Lines of data:

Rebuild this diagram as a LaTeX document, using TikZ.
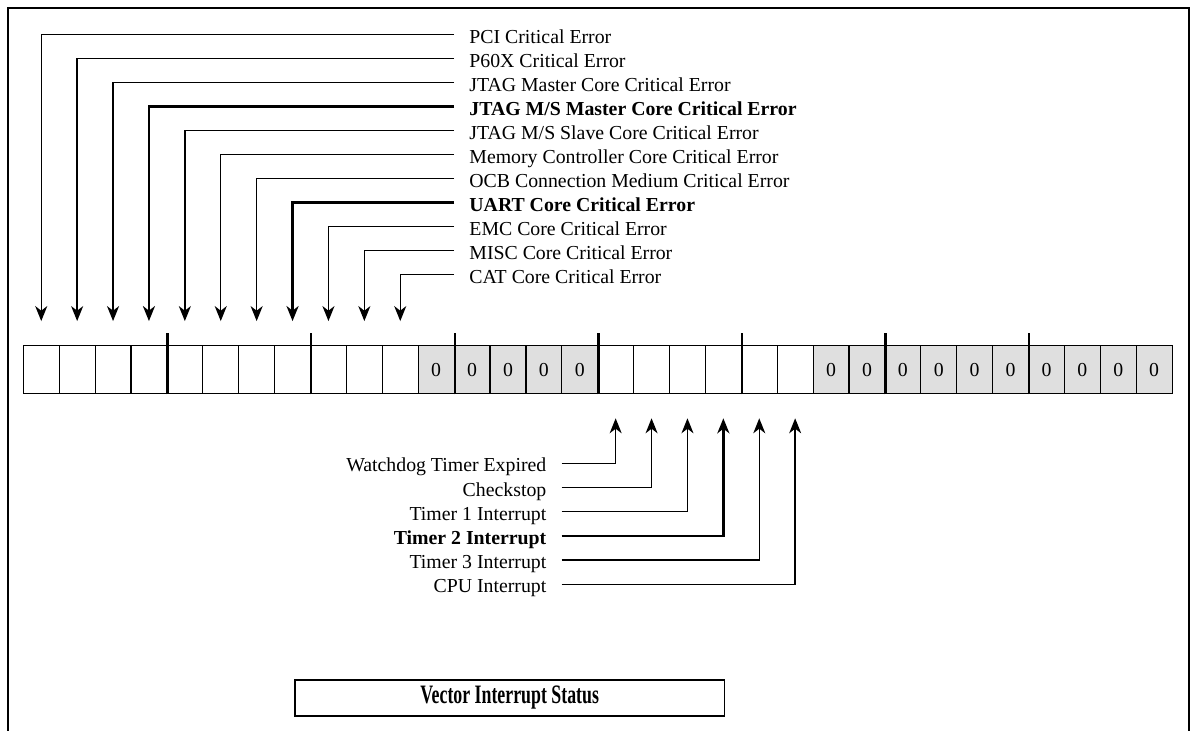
\documentclass[tikz,border=0pt]{standalone}
\usepackage{fontspec}
\setmainfont{Liberation Serif}
\usepackage{graphicx}
\usetikzlibrary{arrows.meta,positioning}

\tikzset{
  bit/.style={draw,line width=0.6pt,minimum width=17.95pt,minimum height=24pt,
    inner sep=0pt,font=\fontsize{9.9}{12}\selectfont},
  zerobit/.style={bit,fill=gray!25},
  nibble/.style={line width=1.2pt},
  errlbl/.style={anchor=west,inner xsep=7.5pt,inner ysep=0pt,text height=0.86em,
    text depth=0pt,font=\fontsize{9.9}{12}\selectfont},
  intlbl/.style={errlbl,anchor=east},
  sig/.style={line width=0.7pt,-{Stealth[length=7.5pt,width=6pt,inset=2.3pt]},
    shorten >=12pt},
  boldsig/.style={line width=1.3pt},
}

\begin{document}
\begin{tikzpicture}[x=0.5pt,y=-0.5pt]
  \useasboundingbox (0,0) rectangle (1197,731);

  % Outer frame
  \draw[line width=0.75pt] (8,731) -- (8,8) -- (1189,8) -- (1189,731);

  % Register bits
  \foreach \i in {1,...,11,17,18,19,20,21,22}
    \node[bit] (b\i) at ({23.3+(\i-0.5)*35.9},369.7) {};
  \foreach \i in {12,...,16,23,24,...,32}
    \node[zerobit] (b\i) at ({23.3+(\i-0.5)*35.9},369.7) {0};

  % Nibble boundaries
  \foreach \j in {4,8,...,28}
    \draw[nibble] (b\j.south east) -- ++(0,-61);

  % Critical error sources
  \node[errlbl] (e1) at (454,34.7) {PCI Critical Error};
  \node[errlbl] (e2) at (454,58.7) {P60X Critical Error};
  \node[errlbl] (e3) at (454,82.7) {JTAG Master Core Critical Error};
  \node[errlbl] (e4) at (454,106.7) {\bfseries JTAG M/S Master Core Critical Error};
  \node[errlbl] (e5) at (454,130.7) {JTAG M/S Slave Core Critical Error};
  \node[errlbl] (e6) at (454,154.7) {Memory Controller Core Critical Error};
  \node[errlbl] (e7) at (454,178.7) {OCB Connection Medium Critical Error};
  \node[errlbl] (e8) at (454,202.7) {\bfseries UART Core Critical Error};
  \node[errlbl] (e9) at (454,226.7) {EMC Core Critical Error};
  \node[errlbl] (e10) at (454,250.7) {MISC Core Critical Error};
  \node[errlbl] (e11) at (454,274.7) {CAT Core Critical Error};

  \foreach \k in {1,2,3,5,6,7,9,10,11}
    \draw[sig] (e\k.west) -| (b\k.north);
  \foreach \k in {4,8}
    \draw[sig,boldsig] (e\k.west) -| (b\k.north);

  % Interrupt sources
  \node[intlbl] (t1) at (561.7,463.3) {Watchdog Timer Expired};
  \node[intlbl] (t2) at (561.7,487.5) {Checkstop};
  \node[intlbl] (t3) at (561.7,511.7) {Timer 1 Interrupt};
  \node[intlbl] (t4) at (561.7,535.9) {\bfseries Timer 2 Interrupt};
  \node[intlbl] (t5) at (561.7,560.1) {Timer 3 Interrupt};
  \node[intlbl] (t6) at (561.7,584.3) {CPU Interrupt};

  \foreach \k/\c in {1/17,2/18,3/19,5/21,6/22}
    \draw[sig] (t\k.east) -| (b\c.south);
  \draw[sig,boldsig] (t4.east) -| (b20.south);

  % Caption box
  \node[draw,line width=0.75pt,minimum width=214.7pt,minimum height=18pt,inner sep=0pt]
    (title) at (509.7,698)
    {\scalebox{0.67}[1]{\fontsize{13.3}{16}\selectfont\bfseries Vector Interrupt Status}};
\end{tikzpicture}
\end{document}
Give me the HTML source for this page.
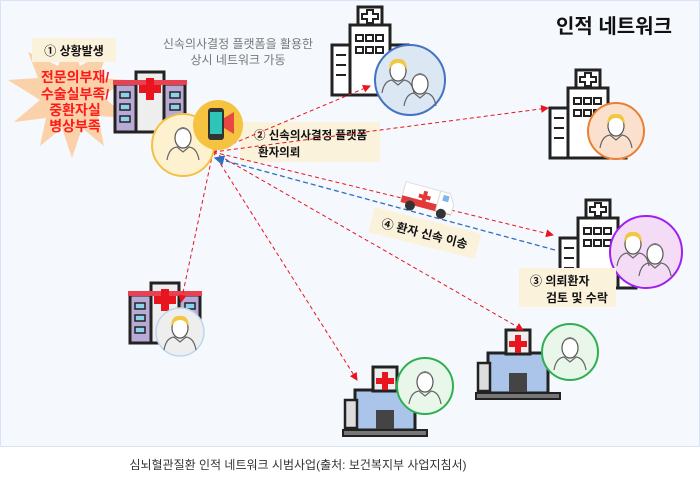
<!DOCTYPE html>
<html><head><meta charset="utf-8"><style>
html,body{margin:0;padding:0;background:#fff;}
svg{display:block}
text{font-family:"Liberation Sans","Noto Sans CJK KR",sans-serif;}
</style></head><body>
<svg width="700" height="483" viewBox="0 0 700 483" xmlns="http://www.w3.org/2000/svg">
<defs>
<marker id="ar" markerWidth="8" markerHeight="8" refX="7" refY="4" orient="auto"><path d="M0,0 L8,4 L0,8z" fill="#e8141e"/></marker>
<marker id="ab" markerWidth="8" markerHeight="8" refX="7" refY="4" orient="auto"><path d="M0,0 L8,4 L0,8z" fill="#2f6fc0"/></marker>
<g id="doc"><ellipse cx="0" cy="-4" rx="8" ry="10" fill="#fff" stroke="#555" stroke-width="1.2"/><path d="M-8,-8 Q0,-18 8,-8 Q6,-14 0,-15 Q-6,-14 -8,-8z" fill="#777"/><path d="M-16,18 Q-14,6 -6,5 L0,10 L6,5 Q14,6 16,18" fill="none" stroke="#666" stroke-width="1.2"/></g>
<g id="docf"><ellipse cx="0" cy="-4" rx="8" ry="10" fill="#fff" stroke="#555" stroke-width="1.2"/><path d="M-9,-4 Q-9,-17 0,-16 Q9,-17 9,-4 Q6,-12 0,-12 Q-6,-12 -9,-4z" fill="#f2c744"/><path d="M-16,18 Q-14,6 -6,5 L0,10 L6,5 Q14,6 16,18" fill="none" stroke="#666" stroke-width="1.2"/></g>
<g id="hospB"><rect x="-30" y="-5" width="60" height="40" fill="#aac4ea" stroke="#222" stroke-width="3"/><rect x="-40" y="5" width="12" height="28" fill="#ddd" stroke="#222" stroke-width="2.5"/><rect x="-12" y="-28" width="24" height="24" fill="#eee" stroke="#222" stroke-width="3"/><path d="M-3,-23h6v6h6v6h-6v6h-6v-6h-6v-6h6z" fill="#e8141e"/><rect x="-9" y="15" width="18" height="20" fill="#444"/><rect x="-42" y="35" width="84" height="6" fill="#777" stroke="#222" stroke-width="2"/></g>
<g id="hospP"><rect x="-35" y="-10" width="70" height="48" fill="#b9a9d6" stroke="#222" stroke-width="3"/><rect x="-14" y="-22" width="28" height="60" fill="#eee" stroke="#222" stroke-width="3"/><rect x="-37" y="-14" width="74" height="5" fill="#e84152"/><path d="M-4,-16h8v7h7v8h-7v7h-8v-7h-7v-8h7z" fill="#e8141e"/><g fill="#8ed1ea" stroke="#222" stroke-width="1.5"><rect x="-30" y="-2" width="10" height="6"/><rect x="-30" y="10" width="10" height="6"/><rect x="-30" y="22" width="10" height="6"/><rect x="20" y="-2" width="10" height="6"/><rect x="20" y="10" width="10" height="6"/></g></g>
<g id="hospW"><rect x="-20" y="-20" width="40" height="70" fill="#fff" stroke="#222" stroke-width="3"/><rect x="-38" y="0" width="18" height="50" fill="#fff" stroke="#222" stroke-width="3"/><rect x="20" y="0" width="18" height="50" fill="#fff" stroke="#222" stroke-width="3"/><rect x="-12" y="-38" width="24" height="18" fill="#fff" stroke="#222" stroke-width="3"/><path d="M-3,-35h6v4h5v5h-5v4h-6v-4h-5v-5h5z" fill="none" stroke="#222" stroke-width="2"/><g fill="none" stroke="#222" stroke-width="2"><rect x="-14" y="-10" width="7" height="6"/><rect x="-4" y="-10" width="7" height="6"/><rect x="6" y="-10" width="7" height="6"/><rect x="-14" y="2" width="7" height="6"/><rect x="-4" y="2" width="7" height="6"/><rect x="6" y="2" width="7" height="6"/><path d="M-34,10h10M-34,20h10M-34,30h10"/></g></g>
</defs>
<rect x="0" y="0" width="700" height="447" fill="#f5f9fe"/>
<rect x="0.5" y="0.5" width="699" height="446" fill="none" stroke="#d6e4f5"/>

<path d="M70,38 L80,66 L108,50 L98,78 L128,80 L102,96 L128,118 L98,116 L104,146 L82,128 L72,158 L62,128 L40,146 L46,118 L14,122 L40,100 L8,80 L38,78 L28,52 L58,66 Z" fill="#fad1a8"/>
<rect x="32" y="38" width="84" height="24" fill="#fbf2dc"/>
<text x="74" y="55" font-size="12" font-weight="bold" text-anchor="middle" fill="#111">① 상황발생</text>
<g font-size="14" font-weight="bold" fill="#ff1a1a" text-anchor="middle">
<text x="75" y="82">전문의부재/</text><text x="75" y="99">수술실부족/</text><text x="75" y="115">중환자실</text><text x="75" y="131">병상부족</text></g>

<text x="238" y="48" font-size="12" fill="#777" text-anchor="middle">신속의사결정 플랫폼을 활용한</text>
<text x="238" y="64" font-size="12" fill="#777" text-anchor="middle">상시 네트워크 가동</text>
<text x="614" y="33" font-size="20" font-weight="bold" fill="#111" text-anchor="middle">인적 네트워크</text>

<use href="#hospP" x="150" y="94"/>
<use href="#hospW" x="370" y="45"/>
<use href="#hospW" x="588" y="108"/>
<use href="#hospW" x="598" y="238"/>
<use href="#hospP" x="165" y="305"/>
<use href="#hospB" x="385" y="395"/>
<use href="#hospB" x="518" y="358"/>

<rect x="240" y="122" width="140" height="40" fill="#fbf2dc"/>
<text x="254" y="139" font-size="11.5" font-weight="bold" fill="#111">② 신속의사결정 플랫폼</text>
<text x="258" y="156" font-size="11.5" font-weight="bold" fill="#111">환자의뢰</text>

<g stroke="#e8141e" stroke-width="1" stroke-dasharray="4,3" fill="none">
<line x1="213" y1="152" x2="370" y2="86" marker-end="url(#ar)"/>
<line x1="213" y1="152" x2="548" y2="108" marker-end="url(#ar)"/>
<line x1="213" y1="152" x2="553" y2="235" marker-end="url(#ar)"/>
<line x1="213" y1="152" x2="523" y2="330" marker-end="url(#ar)"/>
<line x1="213" y1="152" x2="357" y2="380" marker-end="url(#ar)"/>
<line x1="213" y1="152" x2="181" y2="302" marker-end="url(#ar)"/>
</g>
<line x1="555" y1="250" x2="215" y2="158" stroke="#2f6fc0" stroke-width="1.3" stroke-dasharray="5,3" marker-end="url(#ab)"/>

<circle cx="183" cy="145" r="31" fill="#fdf1cf" stroke="#f2c244" stroke-width="2"/>
<use href="#doc" x="183" y="142"/>
<circle cx="218" cy="125" r="25" fill="#f5c33f"/>
<rect x="208" y="108" width="16" height="32" rx="3" fill="#333"/><rect x="210" y="112" width="12" height="22" fill="#2ec4b6"/><path d="M224,118 L234,112 L234,134 L224,128z" fill="#e94545"/>
<circle cx="410" cy="80" r="35" fill="#dce7f4" stroke="#4472c4" stroke-width="2"/>
<use href="#docf" x="398" y="75"/><use href="#doc" x="420" y="88"/>
<circle cx="616" cy="131" r="28" fill="#fbe1cd" stroke="#ed7d31" stroke-width="2"/>
<use href="#docf" x="616" y="130"/>
<circle cx="646" cy="252" r="36" fill="#f4dcf6" stroke="#a020f0" stroke-width="2"/>
<use href="#docf" x="633" y="248"/><use href="#doc" x="655" y="258"/>
<circle cx="180" cy="332" r="24" fill="#eee" stroke="#bcd6ef" stroke-width="1.5"/>
<use href="#docf" x="180" y="332"/>
<circle cx="425" cy="386" r="28" fill="#e9f6ea" stroke="#2eb050" stroke-width="2"/>
<use href="#doc" x="425" y="386"/>
<circle cx="570" cy="352" r="28" fill="#e9f6ea" stroke="#2eb050" stroke-width="2"/>
<use href="#doc" x="570" y="352"/>

<g transform="translate(428,200) rotate(15)"><rect x="-26" y="-12" width="36" height="20" fill="#fff" stroke="#ddd"/><rect x="-26" y="2" width="52" height="7" fill="#e23a3a"/><path d="M10,-12 L20,-12 L26,-2 L26,8 L10,8z" fill="#fff" stroke="#ddd"/><rect x="14" y="-9" width="6" height="6" fill="#7fb6e8"/><path d="M-6,-8h4v4h4v4h-4v4h-4v-4h-4v-4h4z" fill="#e23a3a"/><circle cx="-16" cy="10" r="5" fill="#333"/><circle cx="16" cy="10" r="5" fill="#333"/></g>
<g transform="translate(425,232) rotate(14)"><rect x="-55" y="-12" width="110" height="26" fill="#fbf2dc"/><text x="0" y="6" font-size="12" font-weight="bold" text-anchor="middle" fill="#111">④ 환자 신속 이송</text></g>

<rect x="519" y="268" width="97" height="39" fill="#fbf2dc"/>
<text x="530" y="285" font-size="12" font-weight="bold" fill="#111">③ 의뢰환자</text>
<text x="546" y="302" font-size="12" font-weight="bold" fill="#111">검토 및 수락</text>

<text x="298" y="469" font-size="12" fill="#333" text-anchor="middle">심뇌혈관질환 인적 네트워크 시범사업(출처: 보건복지부 사업지침서)</text>
</svg>
</body></html>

- [What this task involves] Exactly as written, repeat the lines from the beginning of the entries up to and including the line with "(1189,8) -- (1189,731);", but not the pictures.

- [Output of the task]
Rebuild this diagram as a LaTeX document, using TikZ.
\documentclass[tikz,border=0pt]{standalone}
\usepackage{fontspec}
\setmainfont{Liberation Serif}
\usepackage{graphicx}
\usetikzlibrary{arrows.meta,positioning}

\tikzset{
  bit/.style={draw,line width=0.6pt,minimum width=17.95pt,minimum height=24pt,
    inner sep=0pt,font=\fontsize{9.9}{12}\selectfont},
  zerobit/.style={bit,fill=gray!25},
  nibble/.style={line width=1.2pt},
  errlbl/.style={anchor=west,inner xsep=7.5pt,inner ysep=0pt,text height=0.86em,
    text depth=0pt,font=\fontsize{9.9}{12}\selectfont},
  intlbl/.style={errlbl,anchor=east},
  sig/.style={line width=0.7pt,-{Stealth[length=7.5pt,width=6pt,inset=2.3pt]},
    shorten >=12pt},
  boldsig/.style={line width=1.3pt},
}

\begin{document}
\begin{tikzpicture}[x=0.5pt,y=-0.5pt]
  \useasboundingbox (0,0) rectangle (1197,731);

  % Outer frame
  \draw[line width=0.75pt] (8,731) -- (8,8) -- (1189,8) -- (1189,731);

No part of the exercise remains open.